UCITS V is expected to overlap with AIFMD in certain areas as the EU Commission attempts to create a level playing field for UCITS and non-UCITS funds. The carrot being dangled in front of managers that choose to become AIFMD-compliant, either by moving completely onshore of by establishing a dual vehicle, is that, like UCITS, they will be able to passport their fund across all 27 EU Member States.
Yet again, though, it will become a trade-off and will require managers to think carefully about their end objectives: should they go down the AIFMD-compliant QIF route, or stick to the established UCITS route?

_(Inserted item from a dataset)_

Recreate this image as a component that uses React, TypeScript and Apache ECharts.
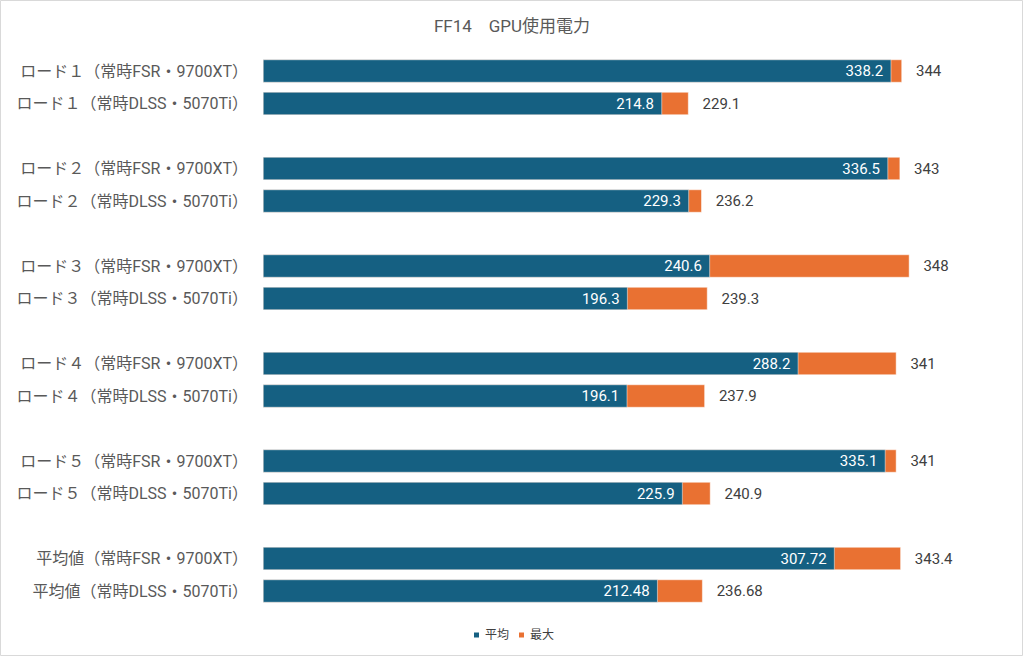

“When you look at the entire provisions under the AIFMD it’s quite a small carrot in comparison to the number of sticks that the directive brings with it. For example, consider the depositary liability point: if you decide to take advantage of the passport it means you as a manager will have to comply fully with the Directive and that includes the appointment of an independent depositary whereas previously you might not have needed one. There are cost implications to this, which will ultimately trickle down to investors,” says Meric-Smith.
However, under UCITS V, managers will be subjected to the same depositary liability costs as managers under AIFMD. This could seriously impact performance of existing UCITS – particularly in emerging markets where there aren’t affiliated sub-custodians – and potentially put managers off launching funds.
Meric-Smith caveats this, by adding: “How liquid are the instruments being traded in those markets? If the answer is ‘Not very much’, then it’s highly unlikely a manager would be trading them in a UCITS fund in the first place.”
For now, alternative UCITS are an additional distribution tool for blue chip hedge fund managers but under AIFMD, the QIF structure could well start to become the preferred choice.
Concludes Diederich: “The environment is challenging, that’s clear, but we are quite confident that hedge fund UCITS are the future core allocation model into hedge funds for most European and Asian investors and we want to position ourselves as the specialist for asset raising and structuring in this space.”